Instruction:
Copy exactly the lines of the records below, and only those lines, beginning with the line that contains "Rebuild this diagram" and ending with the line that contains "color=transparent!0, outer color=transparent!100]".

Dataset:
━━━━

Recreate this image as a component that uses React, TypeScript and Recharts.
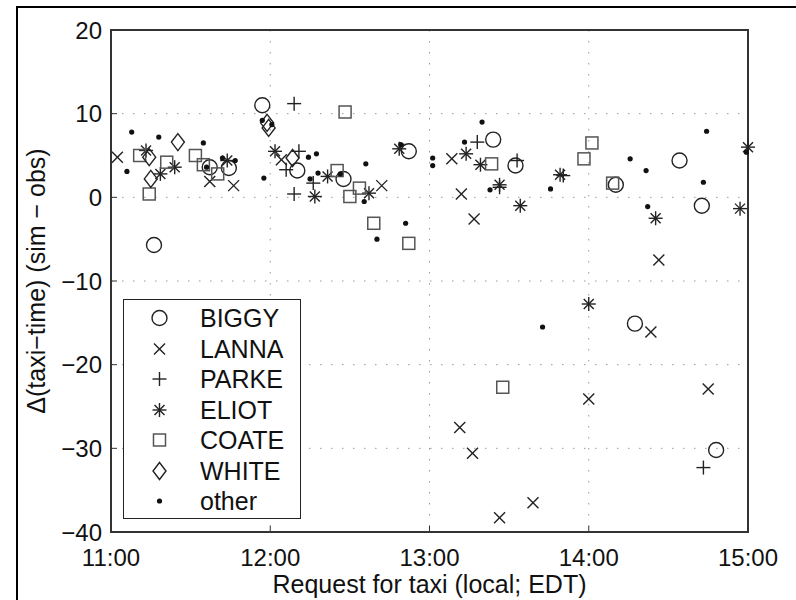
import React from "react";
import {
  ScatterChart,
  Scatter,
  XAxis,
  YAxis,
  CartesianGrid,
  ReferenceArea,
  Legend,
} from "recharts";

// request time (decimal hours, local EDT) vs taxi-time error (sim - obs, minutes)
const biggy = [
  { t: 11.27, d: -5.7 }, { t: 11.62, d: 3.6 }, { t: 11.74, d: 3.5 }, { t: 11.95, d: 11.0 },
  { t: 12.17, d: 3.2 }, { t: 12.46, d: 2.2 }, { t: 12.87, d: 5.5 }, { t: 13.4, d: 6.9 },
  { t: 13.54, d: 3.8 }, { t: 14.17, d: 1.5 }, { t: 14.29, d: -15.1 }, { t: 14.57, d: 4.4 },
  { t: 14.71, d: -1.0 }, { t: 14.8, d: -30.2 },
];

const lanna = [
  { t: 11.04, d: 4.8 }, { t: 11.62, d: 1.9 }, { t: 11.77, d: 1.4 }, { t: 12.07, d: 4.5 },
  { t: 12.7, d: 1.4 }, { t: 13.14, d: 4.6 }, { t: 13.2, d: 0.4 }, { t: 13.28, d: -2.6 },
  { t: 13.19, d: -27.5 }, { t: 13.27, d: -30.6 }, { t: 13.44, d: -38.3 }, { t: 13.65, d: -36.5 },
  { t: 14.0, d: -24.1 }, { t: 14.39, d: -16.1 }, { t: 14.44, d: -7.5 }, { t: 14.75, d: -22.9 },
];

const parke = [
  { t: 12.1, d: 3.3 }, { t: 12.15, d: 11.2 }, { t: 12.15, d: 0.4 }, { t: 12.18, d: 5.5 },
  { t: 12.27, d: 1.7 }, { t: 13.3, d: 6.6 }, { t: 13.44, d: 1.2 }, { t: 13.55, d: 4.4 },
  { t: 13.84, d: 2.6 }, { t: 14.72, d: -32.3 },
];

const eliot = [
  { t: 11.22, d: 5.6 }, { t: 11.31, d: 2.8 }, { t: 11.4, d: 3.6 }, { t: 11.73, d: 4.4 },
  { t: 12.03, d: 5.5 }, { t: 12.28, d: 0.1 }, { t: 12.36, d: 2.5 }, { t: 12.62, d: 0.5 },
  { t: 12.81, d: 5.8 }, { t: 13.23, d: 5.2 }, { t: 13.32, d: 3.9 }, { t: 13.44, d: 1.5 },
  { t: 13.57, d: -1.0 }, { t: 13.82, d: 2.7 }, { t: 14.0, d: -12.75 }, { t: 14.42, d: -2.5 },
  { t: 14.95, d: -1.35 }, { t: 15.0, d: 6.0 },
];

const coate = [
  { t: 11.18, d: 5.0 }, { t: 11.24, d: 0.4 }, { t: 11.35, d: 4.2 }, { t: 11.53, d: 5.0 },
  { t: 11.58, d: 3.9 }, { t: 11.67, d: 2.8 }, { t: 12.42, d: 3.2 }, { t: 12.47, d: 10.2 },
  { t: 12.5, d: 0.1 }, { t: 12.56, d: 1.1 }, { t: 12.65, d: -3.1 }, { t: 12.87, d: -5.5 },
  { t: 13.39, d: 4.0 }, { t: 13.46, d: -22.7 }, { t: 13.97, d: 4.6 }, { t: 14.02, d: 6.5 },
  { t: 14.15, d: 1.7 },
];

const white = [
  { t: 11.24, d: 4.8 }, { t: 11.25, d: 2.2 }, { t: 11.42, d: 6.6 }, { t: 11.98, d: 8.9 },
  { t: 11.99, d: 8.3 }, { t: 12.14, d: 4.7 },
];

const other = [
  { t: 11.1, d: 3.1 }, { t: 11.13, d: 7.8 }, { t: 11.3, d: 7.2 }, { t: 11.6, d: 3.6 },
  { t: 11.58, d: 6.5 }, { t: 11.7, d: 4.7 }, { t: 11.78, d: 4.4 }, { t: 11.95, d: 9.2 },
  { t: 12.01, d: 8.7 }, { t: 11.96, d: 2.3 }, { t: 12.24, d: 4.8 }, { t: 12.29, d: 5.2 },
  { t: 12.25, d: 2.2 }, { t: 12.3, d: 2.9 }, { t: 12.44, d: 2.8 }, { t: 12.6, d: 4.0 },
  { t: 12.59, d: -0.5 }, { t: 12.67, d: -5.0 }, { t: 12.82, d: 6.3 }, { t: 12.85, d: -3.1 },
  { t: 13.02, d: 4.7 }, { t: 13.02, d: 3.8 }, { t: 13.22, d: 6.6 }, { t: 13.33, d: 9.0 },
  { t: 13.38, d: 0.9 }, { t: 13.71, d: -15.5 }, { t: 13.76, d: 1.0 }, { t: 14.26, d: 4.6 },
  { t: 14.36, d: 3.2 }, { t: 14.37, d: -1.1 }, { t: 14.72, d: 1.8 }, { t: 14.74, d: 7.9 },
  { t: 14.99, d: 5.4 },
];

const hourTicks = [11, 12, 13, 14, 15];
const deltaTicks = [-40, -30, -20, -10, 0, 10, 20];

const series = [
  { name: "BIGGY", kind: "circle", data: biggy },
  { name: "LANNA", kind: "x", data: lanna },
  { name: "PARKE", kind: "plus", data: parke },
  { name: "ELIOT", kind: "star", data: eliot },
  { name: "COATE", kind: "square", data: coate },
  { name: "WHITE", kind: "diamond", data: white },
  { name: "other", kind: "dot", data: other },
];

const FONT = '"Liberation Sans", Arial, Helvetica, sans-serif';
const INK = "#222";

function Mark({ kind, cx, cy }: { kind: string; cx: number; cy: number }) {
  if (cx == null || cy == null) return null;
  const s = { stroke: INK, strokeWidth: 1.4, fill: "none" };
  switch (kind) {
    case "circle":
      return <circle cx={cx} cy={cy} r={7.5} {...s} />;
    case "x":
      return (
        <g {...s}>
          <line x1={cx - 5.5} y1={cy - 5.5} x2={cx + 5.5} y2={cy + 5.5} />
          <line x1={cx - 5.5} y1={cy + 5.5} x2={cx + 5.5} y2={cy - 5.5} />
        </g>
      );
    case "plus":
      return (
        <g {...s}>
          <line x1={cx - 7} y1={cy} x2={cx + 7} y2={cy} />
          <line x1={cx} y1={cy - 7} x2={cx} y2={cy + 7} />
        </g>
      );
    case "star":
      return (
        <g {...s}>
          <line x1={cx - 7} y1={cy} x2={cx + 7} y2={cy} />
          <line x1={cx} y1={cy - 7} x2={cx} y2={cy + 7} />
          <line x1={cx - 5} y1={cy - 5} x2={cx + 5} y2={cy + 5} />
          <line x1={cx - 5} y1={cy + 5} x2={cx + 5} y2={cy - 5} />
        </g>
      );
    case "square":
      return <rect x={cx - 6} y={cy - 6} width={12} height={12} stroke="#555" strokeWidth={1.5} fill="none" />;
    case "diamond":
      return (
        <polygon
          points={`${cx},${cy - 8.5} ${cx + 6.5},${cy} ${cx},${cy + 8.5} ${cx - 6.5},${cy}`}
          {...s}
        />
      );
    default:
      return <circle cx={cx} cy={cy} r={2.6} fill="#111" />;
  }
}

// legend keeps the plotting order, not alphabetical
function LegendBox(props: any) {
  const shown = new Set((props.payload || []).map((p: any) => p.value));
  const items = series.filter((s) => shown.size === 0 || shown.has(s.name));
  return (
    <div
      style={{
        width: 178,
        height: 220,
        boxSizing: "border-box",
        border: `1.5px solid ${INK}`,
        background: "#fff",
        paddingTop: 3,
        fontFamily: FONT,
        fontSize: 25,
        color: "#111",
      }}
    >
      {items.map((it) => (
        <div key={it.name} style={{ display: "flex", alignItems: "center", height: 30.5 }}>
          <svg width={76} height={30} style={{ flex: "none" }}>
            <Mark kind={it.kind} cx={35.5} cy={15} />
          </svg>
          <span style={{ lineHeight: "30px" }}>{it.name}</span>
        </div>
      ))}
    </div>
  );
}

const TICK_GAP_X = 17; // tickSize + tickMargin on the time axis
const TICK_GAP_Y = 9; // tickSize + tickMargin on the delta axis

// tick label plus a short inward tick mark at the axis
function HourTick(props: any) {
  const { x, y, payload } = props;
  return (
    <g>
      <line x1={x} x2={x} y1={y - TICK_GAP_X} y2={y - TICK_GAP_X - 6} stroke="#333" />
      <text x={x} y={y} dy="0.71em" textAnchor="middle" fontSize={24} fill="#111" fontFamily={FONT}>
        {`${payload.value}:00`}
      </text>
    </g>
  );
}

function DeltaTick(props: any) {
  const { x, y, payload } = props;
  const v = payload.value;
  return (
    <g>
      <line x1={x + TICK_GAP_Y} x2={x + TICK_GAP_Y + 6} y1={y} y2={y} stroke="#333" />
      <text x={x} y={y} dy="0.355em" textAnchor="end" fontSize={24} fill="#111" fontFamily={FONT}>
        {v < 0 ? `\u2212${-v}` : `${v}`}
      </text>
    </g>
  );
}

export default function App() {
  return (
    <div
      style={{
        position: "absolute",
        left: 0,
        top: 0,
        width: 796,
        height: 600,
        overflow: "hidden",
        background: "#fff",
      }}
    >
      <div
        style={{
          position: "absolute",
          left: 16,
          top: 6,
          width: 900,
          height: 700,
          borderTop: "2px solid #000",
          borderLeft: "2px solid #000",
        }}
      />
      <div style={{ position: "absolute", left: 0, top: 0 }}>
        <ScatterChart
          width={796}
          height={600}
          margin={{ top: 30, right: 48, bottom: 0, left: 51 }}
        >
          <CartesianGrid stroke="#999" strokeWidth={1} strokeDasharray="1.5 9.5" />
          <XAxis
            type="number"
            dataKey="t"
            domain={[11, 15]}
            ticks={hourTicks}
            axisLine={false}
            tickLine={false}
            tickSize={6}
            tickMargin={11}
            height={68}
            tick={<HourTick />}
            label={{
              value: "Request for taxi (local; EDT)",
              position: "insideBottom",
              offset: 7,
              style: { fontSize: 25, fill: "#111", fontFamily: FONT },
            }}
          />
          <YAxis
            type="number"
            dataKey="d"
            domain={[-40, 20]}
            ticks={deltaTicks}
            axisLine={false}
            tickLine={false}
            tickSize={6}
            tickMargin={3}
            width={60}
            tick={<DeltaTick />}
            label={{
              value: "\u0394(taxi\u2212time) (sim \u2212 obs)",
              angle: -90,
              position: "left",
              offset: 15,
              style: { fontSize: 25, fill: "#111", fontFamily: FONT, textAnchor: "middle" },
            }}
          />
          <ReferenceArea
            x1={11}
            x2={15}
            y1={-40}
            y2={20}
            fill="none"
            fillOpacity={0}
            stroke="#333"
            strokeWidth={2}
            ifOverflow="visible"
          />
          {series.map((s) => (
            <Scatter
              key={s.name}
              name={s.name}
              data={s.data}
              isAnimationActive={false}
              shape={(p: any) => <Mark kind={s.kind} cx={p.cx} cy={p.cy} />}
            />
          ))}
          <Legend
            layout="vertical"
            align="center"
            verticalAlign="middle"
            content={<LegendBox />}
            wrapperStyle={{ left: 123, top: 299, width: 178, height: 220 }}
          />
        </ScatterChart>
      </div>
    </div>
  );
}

━━━━

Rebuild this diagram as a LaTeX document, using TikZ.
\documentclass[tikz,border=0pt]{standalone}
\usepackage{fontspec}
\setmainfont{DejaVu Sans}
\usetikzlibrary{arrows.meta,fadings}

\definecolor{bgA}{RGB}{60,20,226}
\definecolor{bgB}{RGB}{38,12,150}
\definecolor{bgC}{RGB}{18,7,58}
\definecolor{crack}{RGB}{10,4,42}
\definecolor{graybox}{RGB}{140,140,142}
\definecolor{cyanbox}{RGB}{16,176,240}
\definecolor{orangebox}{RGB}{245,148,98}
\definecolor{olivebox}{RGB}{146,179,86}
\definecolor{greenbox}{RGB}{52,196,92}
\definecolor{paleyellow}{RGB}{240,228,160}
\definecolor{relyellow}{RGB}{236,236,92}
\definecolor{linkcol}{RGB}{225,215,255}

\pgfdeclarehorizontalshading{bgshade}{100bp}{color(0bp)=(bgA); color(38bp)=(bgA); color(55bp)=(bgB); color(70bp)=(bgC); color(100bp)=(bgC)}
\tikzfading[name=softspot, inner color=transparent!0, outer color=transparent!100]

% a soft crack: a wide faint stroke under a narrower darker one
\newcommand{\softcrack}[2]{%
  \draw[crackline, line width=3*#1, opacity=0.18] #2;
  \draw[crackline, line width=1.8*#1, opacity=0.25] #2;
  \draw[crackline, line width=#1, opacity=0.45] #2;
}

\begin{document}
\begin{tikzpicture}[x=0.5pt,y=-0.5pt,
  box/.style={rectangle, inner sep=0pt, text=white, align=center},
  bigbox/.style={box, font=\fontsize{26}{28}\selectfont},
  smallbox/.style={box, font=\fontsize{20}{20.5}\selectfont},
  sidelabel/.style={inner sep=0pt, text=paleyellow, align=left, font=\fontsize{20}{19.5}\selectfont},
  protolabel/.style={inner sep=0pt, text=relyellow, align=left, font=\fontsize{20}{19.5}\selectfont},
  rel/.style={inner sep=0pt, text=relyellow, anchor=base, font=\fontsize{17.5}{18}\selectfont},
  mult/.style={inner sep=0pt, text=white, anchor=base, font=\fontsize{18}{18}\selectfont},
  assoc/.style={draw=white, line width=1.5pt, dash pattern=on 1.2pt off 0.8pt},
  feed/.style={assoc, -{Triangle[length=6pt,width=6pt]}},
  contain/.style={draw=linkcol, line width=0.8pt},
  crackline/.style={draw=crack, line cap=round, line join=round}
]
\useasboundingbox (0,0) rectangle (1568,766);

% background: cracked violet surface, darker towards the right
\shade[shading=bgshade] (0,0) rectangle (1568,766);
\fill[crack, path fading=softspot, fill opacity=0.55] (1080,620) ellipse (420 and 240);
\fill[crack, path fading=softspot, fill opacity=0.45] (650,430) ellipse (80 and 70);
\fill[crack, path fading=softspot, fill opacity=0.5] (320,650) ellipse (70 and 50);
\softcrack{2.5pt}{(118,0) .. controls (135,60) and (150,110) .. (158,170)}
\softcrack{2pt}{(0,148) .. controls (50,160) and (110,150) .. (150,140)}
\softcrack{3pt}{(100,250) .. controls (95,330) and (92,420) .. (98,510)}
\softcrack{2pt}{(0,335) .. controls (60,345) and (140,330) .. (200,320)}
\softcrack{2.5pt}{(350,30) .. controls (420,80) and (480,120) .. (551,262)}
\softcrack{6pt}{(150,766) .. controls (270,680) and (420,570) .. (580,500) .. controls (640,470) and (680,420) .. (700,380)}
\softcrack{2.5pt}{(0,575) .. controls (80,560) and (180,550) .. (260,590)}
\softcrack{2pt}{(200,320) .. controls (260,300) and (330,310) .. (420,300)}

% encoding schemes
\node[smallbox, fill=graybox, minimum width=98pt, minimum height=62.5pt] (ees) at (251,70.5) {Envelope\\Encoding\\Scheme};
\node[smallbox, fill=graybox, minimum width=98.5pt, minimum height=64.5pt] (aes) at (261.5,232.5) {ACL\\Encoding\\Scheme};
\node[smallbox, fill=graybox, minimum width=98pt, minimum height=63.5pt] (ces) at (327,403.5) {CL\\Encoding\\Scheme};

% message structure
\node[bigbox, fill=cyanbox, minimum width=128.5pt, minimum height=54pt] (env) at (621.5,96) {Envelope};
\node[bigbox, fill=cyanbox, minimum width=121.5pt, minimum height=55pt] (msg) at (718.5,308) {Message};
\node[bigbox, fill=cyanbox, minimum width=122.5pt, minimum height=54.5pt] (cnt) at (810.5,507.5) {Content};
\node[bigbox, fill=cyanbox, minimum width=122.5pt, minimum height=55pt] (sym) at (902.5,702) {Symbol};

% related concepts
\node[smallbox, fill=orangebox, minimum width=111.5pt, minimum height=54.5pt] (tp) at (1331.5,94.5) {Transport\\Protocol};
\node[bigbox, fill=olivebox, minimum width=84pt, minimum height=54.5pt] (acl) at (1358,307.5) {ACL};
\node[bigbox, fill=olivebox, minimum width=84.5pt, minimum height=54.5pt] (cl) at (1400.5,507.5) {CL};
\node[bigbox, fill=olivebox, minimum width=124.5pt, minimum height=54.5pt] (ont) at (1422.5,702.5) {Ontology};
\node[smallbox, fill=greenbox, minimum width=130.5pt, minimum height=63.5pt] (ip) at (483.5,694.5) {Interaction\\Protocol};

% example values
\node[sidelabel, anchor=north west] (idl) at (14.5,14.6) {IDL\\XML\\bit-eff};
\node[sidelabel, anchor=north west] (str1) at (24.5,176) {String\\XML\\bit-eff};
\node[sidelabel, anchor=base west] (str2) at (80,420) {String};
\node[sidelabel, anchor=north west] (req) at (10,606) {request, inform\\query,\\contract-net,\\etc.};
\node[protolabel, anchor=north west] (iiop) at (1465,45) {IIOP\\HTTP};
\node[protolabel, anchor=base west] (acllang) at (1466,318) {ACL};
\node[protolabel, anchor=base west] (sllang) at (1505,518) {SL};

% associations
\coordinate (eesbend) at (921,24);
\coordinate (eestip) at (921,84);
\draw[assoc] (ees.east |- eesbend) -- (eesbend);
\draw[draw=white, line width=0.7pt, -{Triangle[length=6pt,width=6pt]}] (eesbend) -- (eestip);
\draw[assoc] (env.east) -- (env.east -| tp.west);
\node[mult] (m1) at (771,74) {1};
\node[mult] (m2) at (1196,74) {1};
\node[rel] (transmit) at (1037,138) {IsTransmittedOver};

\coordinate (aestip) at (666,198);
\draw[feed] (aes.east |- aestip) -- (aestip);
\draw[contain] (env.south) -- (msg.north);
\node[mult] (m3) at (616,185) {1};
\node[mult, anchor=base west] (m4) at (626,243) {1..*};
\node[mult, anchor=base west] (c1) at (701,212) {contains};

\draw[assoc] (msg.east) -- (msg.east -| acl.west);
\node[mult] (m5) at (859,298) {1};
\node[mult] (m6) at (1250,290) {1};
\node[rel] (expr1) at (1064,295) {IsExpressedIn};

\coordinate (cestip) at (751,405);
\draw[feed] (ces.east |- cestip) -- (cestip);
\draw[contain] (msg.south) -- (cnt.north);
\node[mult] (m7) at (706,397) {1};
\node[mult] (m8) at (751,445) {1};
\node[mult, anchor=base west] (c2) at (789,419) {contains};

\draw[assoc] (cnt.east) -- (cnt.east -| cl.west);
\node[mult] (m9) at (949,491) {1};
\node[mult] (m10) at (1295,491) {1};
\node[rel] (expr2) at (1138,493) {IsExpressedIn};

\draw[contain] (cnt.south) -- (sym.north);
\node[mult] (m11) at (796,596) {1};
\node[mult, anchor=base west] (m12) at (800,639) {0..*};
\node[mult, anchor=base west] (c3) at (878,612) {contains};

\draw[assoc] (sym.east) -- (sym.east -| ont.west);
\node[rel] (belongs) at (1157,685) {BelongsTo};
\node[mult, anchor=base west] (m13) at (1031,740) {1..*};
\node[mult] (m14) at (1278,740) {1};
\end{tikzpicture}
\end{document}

━━━━

Full answer:
Rebuild this diagram as a LaTeX document, using TikZ.
\documentclass[tikz,border=0pt]{standalone}
\usepackage{fontspec}
\setmainfont{DejaVu Sans}
\usetikzlibrary{arrows.meta,fadings}

\definecolor{bgA}{RGB}{60,20,226}
\definecolor{bgB}{RGB}{38,12,150}
\definecolor{bgC}{RGB}{18,7,58}
\definecolor{crack}{RGB}{10,4,42}
\definecolor{graybox}{RGB}{140,140,142}
\definecolor{cyanbox}{RGB}{16,176,240}
\definecolor{orangebox}{RGB}{245,148,98}
\definecolor{olivebox}{RGB}{146,179,86}
\definecolor{greenbox}{RGB}{52,196,92}
\definecolor{paleyellow}{RGB}{240,228,160}
\definecolor{relyellow}{RGB}{236,236,92}
\definecolor{linkcol}{RGB}{225,215,255}

\pgfdeclarehorizontalshading{bgshade}{100bp}{color(0bp)=(bgA); color(38bp)=(bgA); color(55bp)=(bgB); color(70bp)=(bgC); color(100bp)=(bgC)}
\tikzfading[name=softspot, inner color=transparent!0, outer color=transparent!100]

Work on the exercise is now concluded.